Coal plant in Milam County, Texas

Sandow Power Plant was a 1.1-gigawatt (1,137 MW) coal power plant located southwest of Rockdale in Milam County, Texas. It was operated by Luminant, a subsidiary of Vistra Corp. The plant closed in 2018.

==Sandow Power Plant Units 1–3==
Sandow was constructed by Alcoa in 1951 to power its nearby aluminium smelting facility. Operations of Sandow's first three units began in 1954 with a nearby man-made reservoir called Alcoa Lake utilized to cool the plant. In the 1980s, Alcoa commenced a mid-life update to Units 1–3 at a cost of $63 million. After its completion, pollution from the plant increased by 13,000 tons annually. A settlement with the Environmental Protection Agency (EPA) was agreed upon in 2003 to remedy the plant for violating the Clear Air Act. Ultimately, Units 1–3 would be decommissioned in 2009.

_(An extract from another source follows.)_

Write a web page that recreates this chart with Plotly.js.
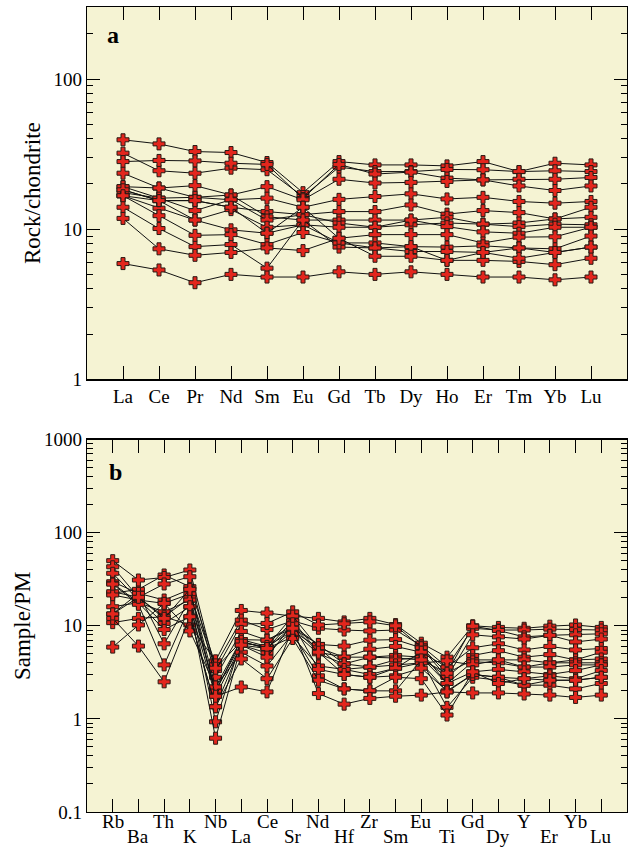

==Sandow Power Plant Units 4–5==
The plant had two active units at the time of its closure: Unit 4 began operation in 1981 and Unit 5 began operation in 2009. The power plant used lignite from the Sandow mine in Rockdale until 2006, when Three Oaks Mine in nearby Bastrop County, Texas opened. Unit 4 was retrofitted with a selective catalytic reduction (SCR) system by Fluor in 2008 to reduce nitrogen oxide emissions. Transmission of electricity to the nearby aluminum smelter stopped in 2008 when Alcoa ceased smelting operations at its Rockdale facility and accused Luminant of power supply issues. It was announced on October 13, 2017 that Luminant would shut down Sandow Power Plant in early-2018 due to economic factors such as low natural gas prices and growth in renewable energy. The Electric Reliability Council of Texas (ERCOT) approved of the shut down the following month. ERCOT found the plant was "not required to support ERCOT transmission system reliability," and closed by January 11, 2018.

==Demolition==
Demolition of units four and five began in the spring of 2023 & is expected to be completed April 2024. The demolition is being carried out by Integrated Demolition and Remediation, the same company that demolished the Big Brown Power Plant in Fairfield Texas & Monticello Power Plant in Titus County, Texas.

On September 1, 2023 at 10 AM central daylight saving time, the bag houses on unit five powerplant, some concrete silos and the old smokestacks for units one, two and three were demolished by collapse by detonation.

At 11 AM on March 2, 2024, the new unit 3 smokestack and unit five A and B boilers were demolished by implosion.